Judy Chicago was born in the summer of 1939, in Chicago Illinois.  Her first name was Judith Sylvia Cohen but she had it changed to Chicago in order to match her personality and her strong mid-west accent. Her artistic work touched on feminist issues, she was the first person to coin the word feminist art, and she also created the first feminist art program in the United States. Much of her beliefs in support of women rights can be traced to her father who had strong liberal views towards women rights. Her work promoted and made aware many of many issues women in society were and are still dealing with, all the while battling against a male dominated art world.
The Dinner Party, 1979


The dinner party is an art work Judy Chicago created to celebrate women and their achievements through history, like many of her work before using female and male organs to create a vivid artwork, The Dinner Party comes with a huge twist. It’s a dynamic triangular shaped table, coupled with silverware with ‘vaginal imagery’ that represents historical women figures throughout history.
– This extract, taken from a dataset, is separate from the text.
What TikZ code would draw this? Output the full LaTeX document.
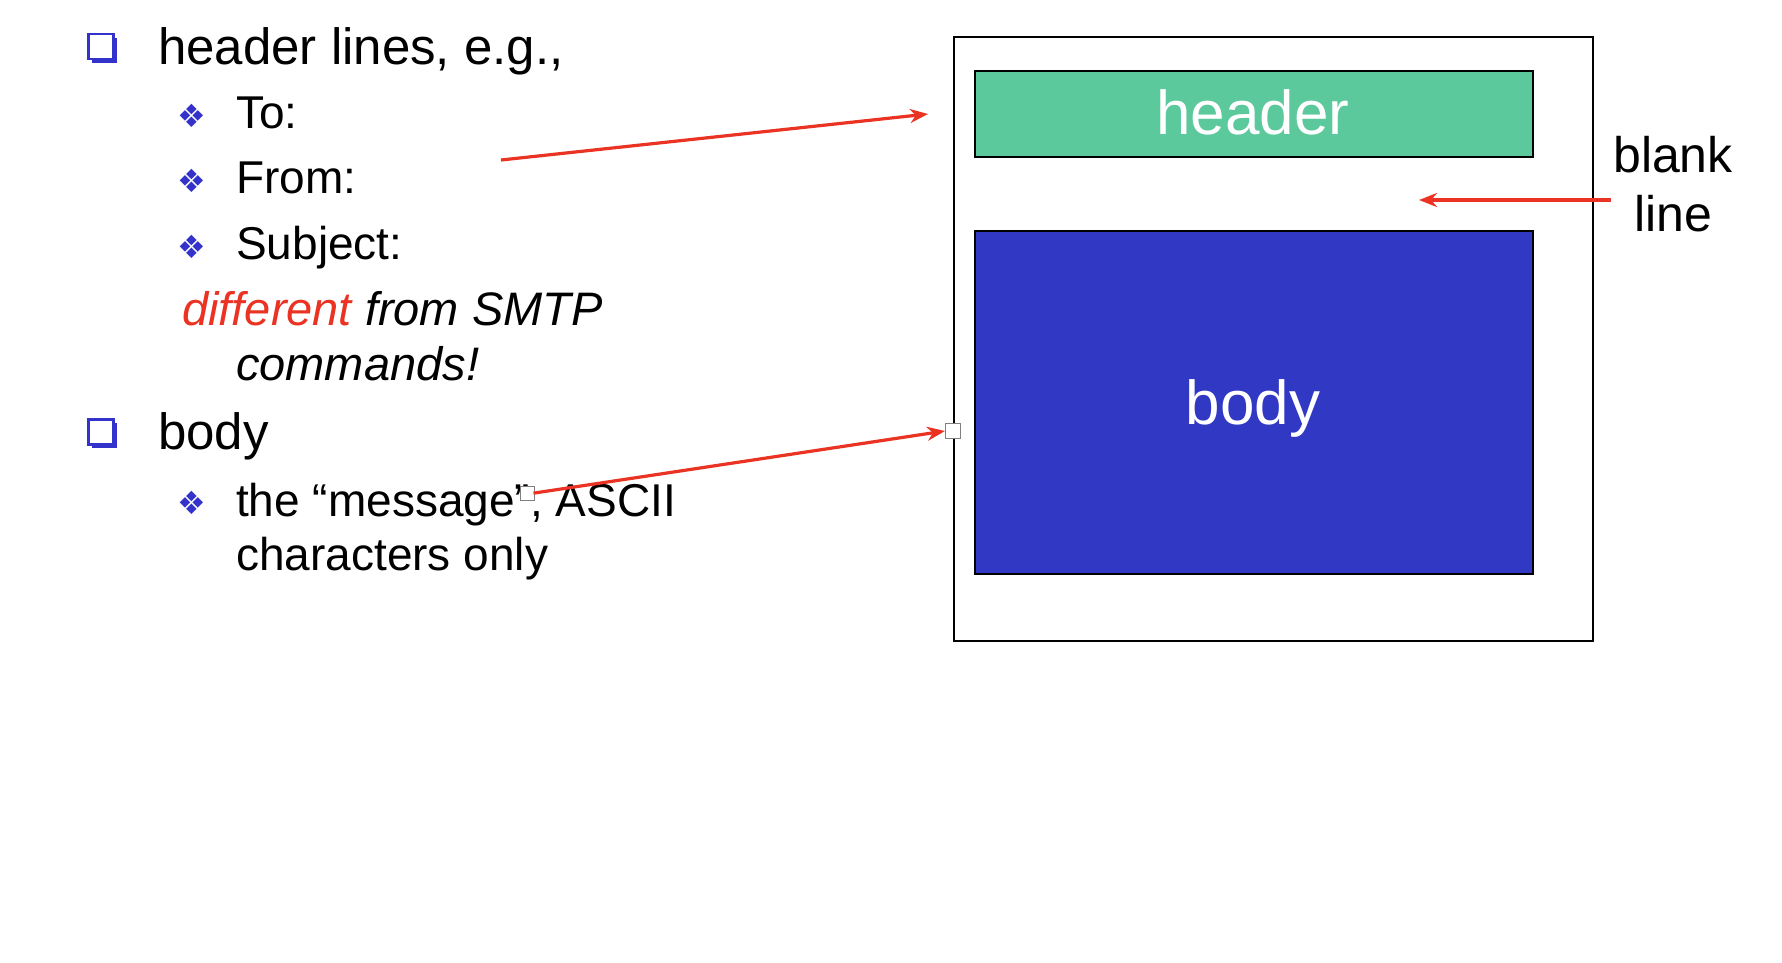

Zoe Strauss is an American artist and photographer, Strauss was born in Philadelphia Pennsylvania, her father died when she was at a very young age, and she was the first person in her family to graduate from High school.   She has published many books and displayed countless photographs that deal with class and economic issues within American society. Her early work focuses on marginalized spaces and her subjects the economically disempowered people of Philadelphia.



Zoe Strauss; Ten Years, 2001-2010

One of Strauss’s photographic work that focuses on working classes spaces in South Philadelphia.

Andrea Bowers is an American artist born in 1965, her works include media, drawing and instillations. Bowers is also a social activist and her political activism includes a variety of issues such as immigration, environment, the labor movement, and feminism, her artistic work is a reflection of it. One of her prominent works is an installation of a sexual assault case that took place in Steubenville Ohio. She creates a 70-foot drawing of the text messages sent between the two suspected culprits, and also the victim and bystander after the aftermath. Her work, hard evidence in the case shows the indifference of the actions of the alleged and also shows the pity reflected on them by some media outlets. Her work is jarring for it takes the viewer on real time events as they occur. To create her artwork, she sat in court during the proceeding and wrote down the statements.